### The task
Repeat only the lines below that run from the line with "Emit a Python" to the line with "W, H = PAGE_W - 2 * OFF, PAGE_H - 2 * OFF", ends included; skip every picture.

### Records for this exercise
▽

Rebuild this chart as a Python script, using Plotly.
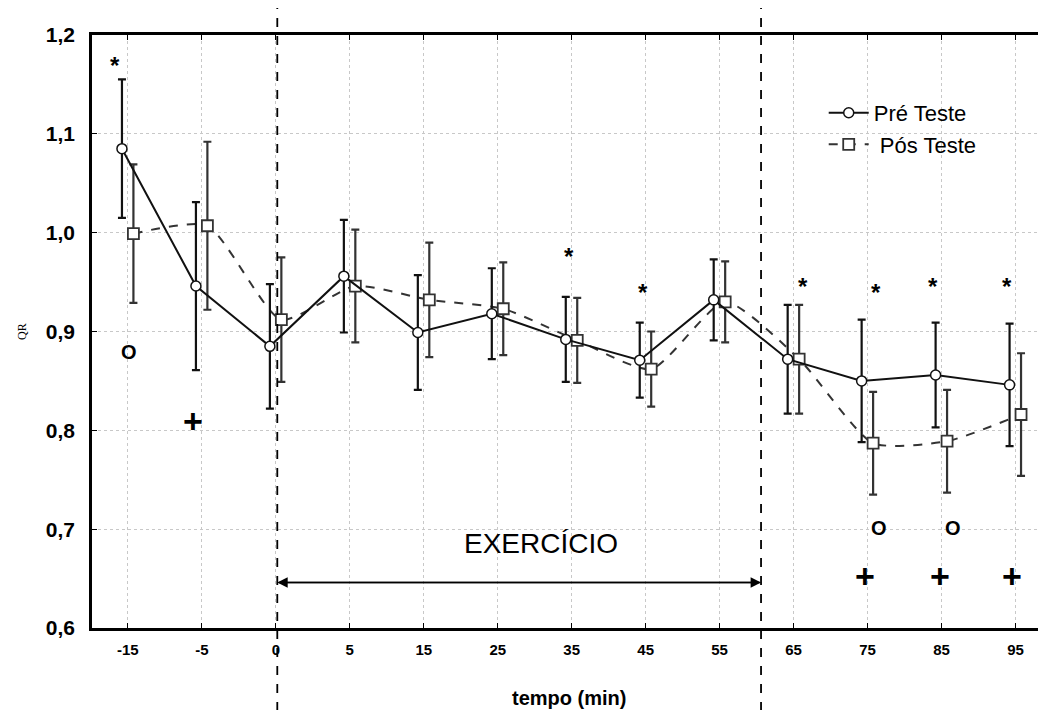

△
▽

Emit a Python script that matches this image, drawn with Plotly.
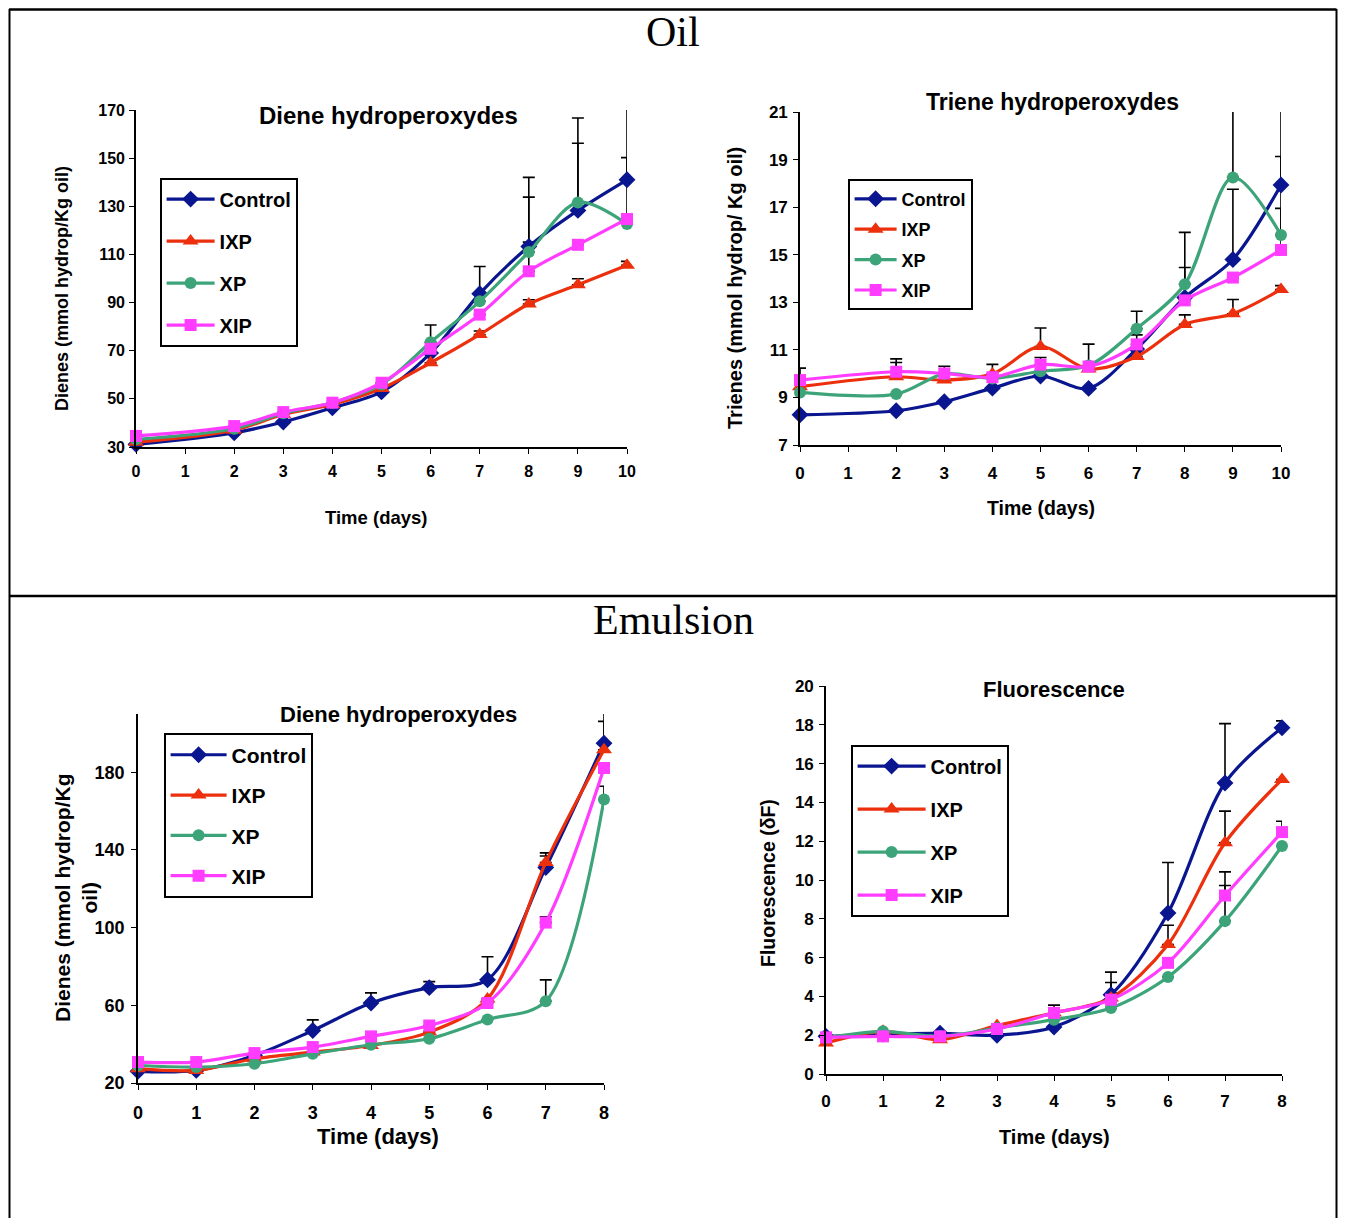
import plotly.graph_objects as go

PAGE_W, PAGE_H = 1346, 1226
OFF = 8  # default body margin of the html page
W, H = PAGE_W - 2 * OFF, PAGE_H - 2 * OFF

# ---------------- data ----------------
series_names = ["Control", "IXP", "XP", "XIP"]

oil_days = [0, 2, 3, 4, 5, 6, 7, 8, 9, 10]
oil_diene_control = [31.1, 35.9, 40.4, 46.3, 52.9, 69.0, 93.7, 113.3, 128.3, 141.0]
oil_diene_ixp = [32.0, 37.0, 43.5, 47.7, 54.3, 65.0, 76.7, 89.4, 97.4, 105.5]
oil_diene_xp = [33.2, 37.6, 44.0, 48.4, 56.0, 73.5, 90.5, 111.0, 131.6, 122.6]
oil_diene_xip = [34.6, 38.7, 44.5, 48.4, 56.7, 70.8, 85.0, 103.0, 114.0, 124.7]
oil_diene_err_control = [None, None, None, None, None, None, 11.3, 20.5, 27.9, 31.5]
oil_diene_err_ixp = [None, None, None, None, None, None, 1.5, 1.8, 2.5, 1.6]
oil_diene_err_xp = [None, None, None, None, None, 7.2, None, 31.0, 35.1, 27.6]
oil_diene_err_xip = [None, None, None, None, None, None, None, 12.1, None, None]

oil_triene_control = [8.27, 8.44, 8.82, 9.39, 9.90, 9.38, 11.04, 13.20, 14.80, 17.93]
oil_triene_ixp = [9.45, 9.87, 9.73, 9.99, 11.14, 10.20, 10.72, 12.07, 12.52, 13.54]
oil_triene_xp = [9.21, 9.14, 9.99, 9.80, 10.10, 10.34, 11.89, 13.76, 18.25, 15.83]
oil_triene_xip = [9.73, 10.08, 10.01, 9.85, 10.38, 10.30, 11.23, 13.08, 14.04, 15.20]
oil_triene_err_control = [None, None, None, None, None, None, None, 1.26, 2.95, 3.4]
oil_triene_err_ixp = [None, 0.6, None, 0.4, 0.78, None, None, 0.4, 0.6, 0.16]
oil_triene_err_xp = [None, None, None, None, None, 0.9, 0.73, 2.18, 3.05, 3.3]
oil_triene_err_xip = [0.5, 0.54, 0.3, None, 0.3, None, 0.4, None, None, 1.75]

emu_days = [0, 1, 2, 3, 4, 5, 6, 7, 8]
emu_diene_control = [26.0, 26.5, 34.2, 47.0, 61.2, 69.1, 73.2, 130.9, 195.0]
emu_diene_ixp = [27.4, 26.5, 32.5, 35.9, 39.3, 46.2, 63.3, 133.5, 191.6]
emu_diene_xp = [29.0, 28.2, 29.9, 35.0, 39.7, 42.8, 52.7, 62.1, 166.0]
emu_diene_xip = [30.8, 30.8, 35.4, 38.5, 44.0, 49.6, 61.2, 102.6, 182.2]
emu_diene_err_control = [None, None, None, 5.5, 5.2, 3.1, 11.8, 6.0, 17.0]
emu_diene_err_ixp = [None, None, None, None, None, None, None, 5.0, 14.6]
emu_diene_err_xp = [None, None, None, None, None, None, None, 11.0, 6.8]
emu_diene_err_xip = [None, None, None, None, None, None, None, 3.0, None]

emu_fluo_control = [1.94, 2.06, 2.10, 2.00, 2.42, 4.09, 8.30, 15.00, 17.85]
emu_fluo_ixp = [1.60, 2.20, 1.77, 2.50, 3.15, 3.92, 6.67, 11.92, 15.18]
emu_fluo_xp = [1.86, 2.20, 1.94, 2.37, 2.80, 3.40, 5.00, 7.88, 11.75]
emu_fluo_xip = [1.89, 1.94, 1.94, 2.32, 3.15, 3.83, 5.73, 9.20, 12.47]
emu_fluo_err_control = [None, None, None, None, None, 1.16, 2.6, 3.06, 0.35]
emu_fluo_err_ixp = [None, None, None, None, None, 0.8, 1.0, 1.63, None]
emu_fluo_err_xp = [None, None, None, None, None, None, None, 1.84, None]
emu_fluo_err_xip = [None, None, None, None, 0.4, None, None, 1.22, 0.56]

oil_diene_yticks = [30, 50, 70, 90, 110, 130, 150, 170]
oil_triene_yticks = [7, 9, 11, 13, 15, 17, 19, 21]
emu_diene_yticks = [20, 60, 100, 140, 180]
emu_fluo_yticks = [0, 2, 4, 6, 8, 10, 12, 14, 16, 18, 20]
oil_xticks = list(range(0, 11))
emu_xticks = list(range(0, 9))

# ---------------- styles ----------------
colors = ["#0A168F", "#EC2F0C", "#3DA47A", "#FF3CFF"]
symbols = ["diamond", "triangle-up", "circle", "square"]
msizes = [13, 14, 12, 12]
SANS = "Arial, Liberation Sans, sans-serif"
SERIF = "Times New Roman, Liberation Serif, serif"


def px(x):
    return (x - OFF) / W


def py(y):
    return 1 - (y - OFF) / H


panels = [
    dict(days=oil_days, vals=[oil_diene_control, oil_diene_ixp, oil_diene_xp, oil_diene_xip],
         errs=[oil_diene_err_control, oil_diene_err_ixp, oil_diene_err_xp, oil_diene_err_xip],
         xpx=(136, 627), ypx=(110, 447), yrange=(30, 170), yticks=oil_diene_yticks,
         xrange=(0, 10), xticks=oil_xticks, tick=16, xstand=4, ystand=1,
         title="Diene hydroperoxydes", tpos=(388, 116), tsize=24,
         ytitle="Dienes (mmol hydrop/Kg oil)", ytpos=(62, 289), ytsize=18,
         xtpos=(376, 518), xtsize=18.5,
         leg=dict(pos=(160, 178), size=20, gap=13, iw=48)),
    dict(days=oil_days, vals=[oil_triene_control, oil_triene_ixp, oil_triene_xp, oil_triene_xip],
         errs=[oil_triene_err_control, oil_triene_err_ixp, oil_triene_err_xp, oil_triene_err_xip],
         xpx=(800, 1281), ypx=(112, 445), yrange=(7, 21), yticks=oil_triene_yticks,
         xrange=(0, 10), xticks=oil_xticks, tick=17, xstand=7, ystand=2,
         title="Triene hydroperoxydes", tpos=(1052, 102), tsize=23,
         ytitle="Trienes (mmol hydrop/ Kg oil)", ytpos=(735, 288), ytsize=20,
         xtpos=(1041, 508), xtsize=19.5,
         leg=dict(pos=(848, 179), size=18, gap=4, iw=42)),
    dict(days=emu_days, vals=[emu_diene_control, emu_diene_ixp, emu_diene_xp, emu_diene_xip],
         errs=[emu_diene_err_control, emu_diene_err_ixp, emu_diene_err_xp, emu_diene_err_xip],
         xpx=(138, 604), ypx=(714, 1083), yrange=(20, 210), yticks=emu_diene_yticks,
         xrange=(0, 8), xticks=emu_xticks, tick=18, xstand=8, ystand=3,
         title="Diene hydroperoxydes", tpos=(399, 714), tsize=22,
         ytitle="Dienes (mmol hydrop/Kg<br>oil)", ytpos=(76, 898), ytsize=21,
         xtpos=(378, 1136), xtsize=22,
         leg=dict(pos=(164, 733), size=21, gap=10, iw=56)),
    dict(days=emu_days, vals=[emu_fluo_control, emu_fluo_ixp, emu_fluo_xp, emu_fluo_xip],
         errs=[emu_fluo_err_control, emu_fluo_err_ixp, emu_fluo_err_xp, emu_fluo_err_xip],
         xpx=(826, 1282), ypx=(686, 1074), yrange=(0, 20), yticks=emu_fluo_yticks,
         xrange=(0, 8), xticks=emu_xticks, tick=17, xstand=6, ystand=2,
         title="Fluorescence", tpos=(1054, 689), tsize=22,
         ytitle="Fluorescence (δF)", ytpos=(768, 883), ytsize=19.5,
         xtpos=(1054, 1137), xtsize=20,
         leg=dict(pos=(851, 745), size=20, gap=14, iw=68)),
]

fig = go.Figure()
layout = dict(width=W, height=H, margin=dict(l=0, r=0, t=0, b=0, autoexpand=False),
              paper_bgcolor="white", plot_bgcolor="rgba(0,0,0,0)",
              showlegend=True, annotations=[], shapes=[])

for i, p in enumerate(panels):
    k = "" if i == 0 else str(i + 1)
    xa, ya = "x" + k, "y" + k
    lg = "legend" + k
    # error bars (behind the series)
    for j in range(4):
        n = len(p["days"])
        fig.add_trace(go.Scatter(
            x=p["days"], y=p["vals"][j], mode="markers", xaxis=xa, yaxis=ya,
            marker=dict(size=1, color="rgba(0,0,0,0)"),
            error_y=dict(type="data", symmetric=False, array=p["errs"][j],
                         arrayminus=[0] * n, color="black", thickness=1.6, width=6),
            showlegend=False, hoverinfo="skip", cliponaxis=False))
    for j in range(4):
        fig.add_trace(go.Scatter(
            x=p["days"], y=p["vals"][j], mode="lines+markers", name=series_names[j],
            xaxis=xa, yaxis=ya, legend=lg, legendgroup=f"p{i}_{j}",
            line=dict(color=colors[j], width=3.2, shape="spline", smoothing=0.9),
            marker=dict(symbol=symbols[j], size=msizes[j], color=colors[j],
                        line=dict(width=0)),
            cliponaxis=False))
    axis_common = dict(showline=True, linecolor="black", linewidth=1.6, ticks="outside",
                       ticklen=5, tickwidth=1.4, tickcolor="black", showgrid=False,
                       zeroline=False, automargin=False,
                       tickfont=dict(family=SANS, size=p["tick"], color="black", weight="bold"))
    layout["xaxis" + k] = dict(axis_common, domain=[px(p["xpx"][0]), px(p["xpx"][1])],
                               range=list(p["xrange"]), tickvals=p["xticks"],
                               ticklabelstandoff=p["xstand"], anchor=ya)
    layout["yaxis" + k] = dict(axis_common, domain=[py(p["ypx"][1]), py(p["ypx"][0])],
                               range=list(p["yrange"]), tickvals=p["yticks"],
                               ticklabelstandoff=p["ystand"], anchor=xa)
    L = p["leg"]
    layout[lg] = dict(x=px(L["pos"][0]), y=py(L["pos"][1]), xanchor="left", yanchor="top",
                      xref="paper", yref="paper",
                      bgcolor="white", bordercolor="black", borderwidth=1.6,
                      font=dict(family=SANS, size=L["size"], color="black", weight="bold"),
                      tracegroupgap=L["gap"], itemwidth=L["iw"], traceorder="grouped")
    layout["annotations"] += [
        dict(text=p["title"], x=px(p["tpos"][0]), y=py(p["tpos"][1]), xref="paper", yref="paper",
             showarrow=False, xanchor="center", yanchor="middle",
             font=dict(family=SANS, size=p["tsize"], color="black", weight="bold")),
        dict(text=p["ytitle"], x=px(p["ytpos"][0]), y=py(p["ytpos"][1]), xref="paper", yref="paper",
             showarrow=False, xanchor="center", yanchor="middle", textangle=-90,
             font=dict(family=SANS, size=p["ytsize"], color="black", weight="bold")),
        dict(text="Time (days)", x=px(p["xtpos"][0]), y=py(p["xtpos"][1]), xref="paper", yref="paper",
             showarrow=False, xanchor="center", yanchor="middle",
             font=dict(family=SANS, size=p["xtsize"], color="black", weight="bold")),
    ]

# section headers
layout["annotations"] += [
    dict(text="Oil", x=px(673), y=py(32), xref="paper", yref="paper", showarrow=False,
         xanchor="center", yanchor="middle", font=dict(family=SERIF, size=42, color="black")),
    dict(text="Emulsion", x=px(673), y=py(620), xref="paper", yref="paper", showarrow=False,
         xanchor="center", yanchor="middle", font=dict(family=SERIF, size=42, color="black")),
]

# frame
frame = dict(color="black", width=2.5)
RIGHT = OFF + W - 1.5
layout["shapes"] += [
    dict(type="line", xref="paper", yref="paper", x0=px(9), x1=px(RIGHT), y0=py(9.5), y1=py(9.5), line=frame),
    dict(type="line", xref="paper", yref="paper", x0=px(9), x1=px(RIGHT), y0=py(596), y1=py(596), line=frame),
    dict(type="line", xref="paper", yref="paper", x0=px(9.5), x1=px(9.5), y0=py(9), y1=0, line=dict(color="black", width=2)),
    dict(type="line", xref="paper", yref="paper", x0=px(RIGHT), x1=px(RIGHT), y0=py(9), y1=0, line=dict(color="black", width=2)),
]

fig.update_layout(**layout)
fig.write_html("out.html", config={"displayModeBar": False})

△

### Right answer
Emit a Python script that matches this image, drawn with Plotly.
import plotly.graph_objects as go

PAGE_W, PAGE_H = 1346, 1226
OFF = 8  # default body margin of the html page
W, H = PAGE_W - 2 * OFF, PAGE_H - 2 * OFF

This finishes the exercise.